The onset of emergency online teaching in 2020 echoed this dive into the deep end — my department came together in a manner highlighting care, patience, and optimism towards each other and our students.

This experience revealed what kind of teacher I want to be, how I want to engage students, and how the collectivity between teachers extends to our relationships with the students. As such, I yielded to the potential of a Cégep classroom: a space that facilitates and encourages an exploration of one’s interest and practice within the program, that can still fulfill the program’s competencies.1 My focus became more workshop-style and process-oriented. Pragmatically, that meant, for example, changing my rubrics to recognize the importance of production and technical mistakes, mishaps, etc. Reflections on the process also became an indispensable, validated, and graded part of the work.

Patience and mindfulness became paramount in this generative approach. I clarified to my students that my questions and comments on their work were not meant as interrogations but rather an engagement in critical dialogue; a way of showing curiosity and thinking through something with them (Massumi, 2010). We don’t learn by slogging through an assignment for a grade. Or, if we do, at best we learn the tactics of what will get us the grade we want. It teaches us how to manage the work we are obliged to do rather than the work we want to be doing. The pandemic allowed me to lead by example and enable my students to reflect on “what brought them to their work [and] what they brought into their work” (Ahmed, 2021). To be “into” something is a movement and action towards that something, to support it and to also be supported by it — in this case, the Cégep community of learning.

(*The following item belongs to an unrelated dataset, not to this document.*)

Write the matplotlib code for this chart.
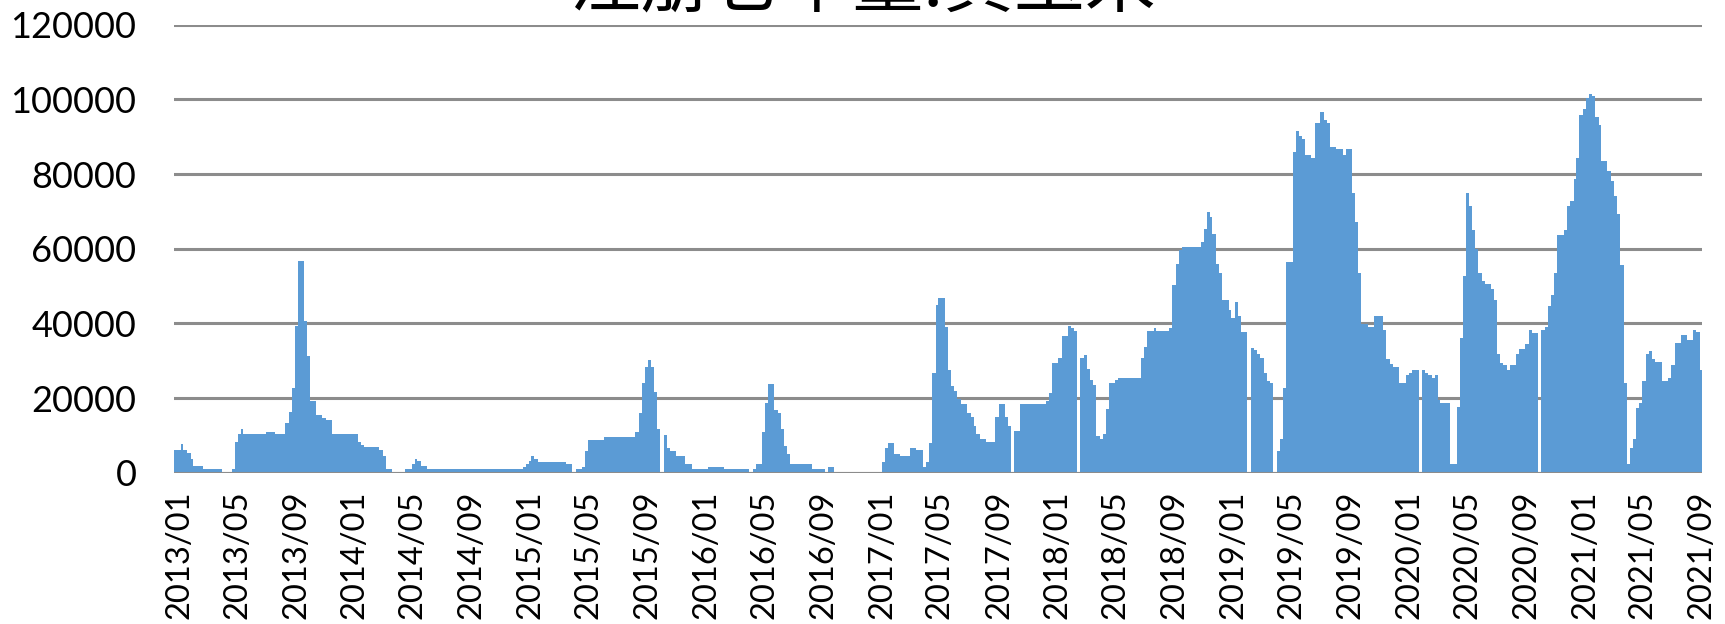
import numpy as np
import pandas as pd
import matplotlib
matplotlib.use("Agg")
import matplotlib.pyplot as plt
import matplotlib.dates as mdates

plt.rcParams["font.family"] = ["Lato", "Noto Sans CJK SC", "DejaVu Sans"]

TITLE = "注册仓单量:黄玉米"
START = "2012-12-21"  # first day shown

# registered receipts (lots) and how many days each level was held
hold_days = [
    # 2013-2014
    15, 4, 7, 9, 5, 20, 39, 21, 6, 6, 7, 4, 48, 19, 21, 7, 7, 6, 6, 13,
    6, 7, 12, 13, 7, 14, 53, 7, 6, 32, 7, 7, 13, 26, 14, 7, 5, 7, 12, 200,
    # 2015
    6, 6, 6, 5, 8, 59, 13, 7, 13, 7, 6, 33, 65, 7, 7, 6, 7, 6, 6, 6,
    7, 7, 6, 7, 13, 19, 13, 34,
    # 2016
    33, 53, 7, 6, 13, 7, 6, 12, 8, 6, 7, 6, 7, 45, 27, 7, 12, 99,
    # 2017
    7, 7, 12, 13, 20, 13, 13, 7, 7, 6, 7, 5, 14, 6, 7, 7, 6, 7, 14, 7,
    6, 6, 7, 12, 20, 7, 13, 6, 6, 7, 13, 53,
    # 2018
    7, 6, 13, 7, 13, 7, 6, 6, 7, 7, 6, 7, 6, 7, 7, 6, 7, 7, 12, 7,
    46, 7, 7, 13, 6, 26, 7, 7, 6, 7, 39, 6, 7, 6, 5, 7, 7, 7, 14, 4,
    9, 5, 6, 14, 7,
    # 2019
    6, 7, 7, 7, 7, 6, 7, 7, 6, 7, 7, 13, 7, 6, 6, 7, 13, 7, 12, 7,
    6, 7, 13, 13, 7, 13, 6, 6, 7, 13, 14, 18, 7, 7, 7, 12, 14, 7, 7, 13,
    7,
    # 2020-2021
    6, 7, 7, 7, 6, 5, 20, 14, 6, 7, 6, 6, 7, 6, 7, 7, 6, 13, 7, 6,
    6, 7, 7, 6, 14, 6, 13, 7, 6, 13, 7, 7, 6, 7, 7, 6, 14, 7, 6, 7,
    6, 6, 7, 6, 7, 7, 6, 7, 6, 12, 7, 7, 7, 6, 7, 7, 6, 7, 6, 7,
    6, 7, 6, 7, 7, 13, 13, 7, 7, 13, 13, 12, 7, 7, 5,
]
receipts = [
    # 2013-2014
    6000, 7600, 6000, 5300, 3800, 1700, 1000, 0, 1000, 8200,
    10300, 11800, 10300, 11000, 10300, 13200, 16200, 22700, 39300, 56700,
    40700, 31300, 19100, 15400, 14700, 14000, 10300, 8200, 7500, 6800,
    6000, 4500, 1000, 0, 1000, 2400, 3800, 3100, 1700, 1000,
    # 2015
    1600, 2400, 3100, 4500, 3800, 3000, 2400, 0, 1000, 1600,
    5900, 8800, 9500, 11000, 15900, 23900, 28200, 30200, 28200, 21700,
    11700, 0, 10200, 6700, 5900, 4500, 2400, 1000,
    # 2016
    1600, 1000, 0, 1000, 2200, 10900, 18800, 23800, 16700, 15900,
    11600, 7200, 5100, 2200, 1000, 0, 1500, 0,
    # 2017
    2900, 6500, 8000, 5100, 4400, 6500, 6000, 1500, 2900, 7900,
    26800, 44800, 46900, 38900, 27400, 23300, 21800, 19800, 18300, 16100,
    14800, 12600, 10400, 9000, 8300, 14800, 18400, 14800, 12600, 0,
    11200, 18400,
    # 2018
    19100, 21300, 29300, 30700, 36500, 39300, 38700, 37900, 0, 30600,
    31400, 27800, 24800, 23400, 9700, 9000, 10400, 17000, 24100, 24800,
    25500, 30700, 33700, 37900, 38700, 37900, 38700, 50200, 56000, 59600,
    60400, 61800, 65400, 69700, 68500, 63900, 56000, 53500, 46300, 43500,
    41400, 45700, 42000, 37800, 0,
    # 2019
    33500, 32800, 31900, 30600, 26800, 24600, 23900, 0, 5900, 8900,
    22600, 56400, 85900, 91600, 90100, 89400, 85200, 84400, 93700, 96500,
    94400, 93700, 87300, 86600, 85200, 86600, 75000, 67100, 53400, 39800,
    39100, 42000, 38300, 30400, 29100, 28300, 23900, 26200, 26800, 27600,
    0,
    # 2020-2021
    27600, 26800, 26100, 25500, 26100, 19600, 18800, 2400, 17500, 36200,
    52600, 75000, 71500, 64900, 60000, 53500, 51300, 50600, 49100, 46200,
    31700, 29500, 28900, 27600, 28900, 31700, 33200, 34600, 38300, 37500,
    0, 38300, 39000, 44700, 47700, 53400, 63600, 65000, 71500, 72900,
    78700, 84300, 95900, 97300, 100400, 101500, 100900, 95200, 93100, 83600,
    80800, 78000, 74200, 69200, 55600, 23900, 2400, 6700, 8900, 17300,
    18800, 24600, 31700, 32600, 30400, 29700, 24600, 25300, 28900, 34700,
    36800, 35500, 38300, 37700, 27500,
]

BLUE = "#5B9BD5"
GRID = "#8C8C8C"

start_num = mdates.date2num(pd.Timestamp(START))
days = np.array(hold_days, dtype=float)
left = start_num + np.concatenate([[0.0], np.cumsum(days)[:-1]])

fig = plt.figure(figsize=(17.25, 6.24), dpi=100)
ax = fig.add_axes([174 / 1725, 1 - 472.7 / 624, 1528 / 1725, 448 / 624])

ax.bar(left, receipts, width=days, align="edge", color=BLUE, linewidth=0, zorder=2)
ax.axhline(0, color=GRID, lw=2.2, zorder=3)

ax.set_xlim(start_num, start_num + days.sum())
ax.set_ylim(0, 120000)
ax.set_yticks(np.arange(0, 120001, 20000))
ax.yaxis.grid(True, color=GRID, lw=2.2)
ax.set_axisbelow(True)

ax.xaxis.set_major_locator(mdates.MonthLocator(bymonth=(1, 5, 9)))
ax.xaxis.set_major_formatter(mdates.DateFormatter("%Y/%m"))
ax.tick_params(axis="x", length=0, pad=13, labelsize=23.5, labelrotation=90)
ax.tick_params(axis="y", length=0, pad=27, labelsize=26)
for lab in ax.get_xticklabels():
    lab.set_va("top")
    lab.set_ha("center")

for s in ax.spines.values():
    s.set_visible(False)

fig.text(0.5, 0.990, TITLE, ha="center", va="baseline", fontsize=51,
         family=["Noto Sans CJK SC", "DejaVu Sans"])

fig.savefig("out.png", dpi=100)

By way of Sara Ahmed’s Queer Phenomenology (2006), it is my responsibility to furnish our classroom space with a table that is large enough and comfortable enough for every student’s movement and action. This was accentuated in 2020-2021 at the peak of the COVID-19 pandemic, when differences between us were heightened. While studying at Cégep, most students are still living at home but need their own space and independence. This often-unwelcome blurring of home/school space became apparent during the pandemic. Students were calling into class on their phones from their cars, unable to go anywhere, turning on their mic only to immediately turn it off again when competing with their home soundscape. There was no table for us to sit at together and orient ourselves, so I asked them to imagine one. The question that remote learning forced us to face still stands today: how can we sustain an equitable space of “you’re in” in a classroom that is an abstract space of avatars and small rectangles monitoring our position in front of a screen? Even if implausible, we keep experimenting.

You’re in” is a simple phrase, yet expansive in belonging. This in-ness is what Cégep teaching keeps teaching me.


  1. Programs have specific competencies that students must acquire. A competency is: “an ability to act, succeed, and progress that allows one to apply in varied spheres of activity forms of knowledge (content knowledge, skills, attitudes, etc.) acquired in a specific context.” (Côté, 2015, p.5)


Ahmed, S. (2021, September 2). In dialogue, a letter to Lauren. feministkilljoys. Retrieved January 10, 2022, from https://feministkilljoys.com/2021/08/31/in-dialogue-a-letter-to-lauren/

Ahmed, S. (2006). Queer Phenomenology: Orientations, Objects, Others. Duke University Press.

Bowering, E., & Reed, M. (2021). Achieving academic promotion: The role of work environment, role conflict, and life balance. Canadian Journal of Higher Education, 51(4), 1–25. https://doi.org/10.47678/cjhe.v51i4.188917

Côté, F. (2015). Common competencies at the college level: from theory to practice. Pédagogie collégiale Vol. 25, no 2, winter 2012.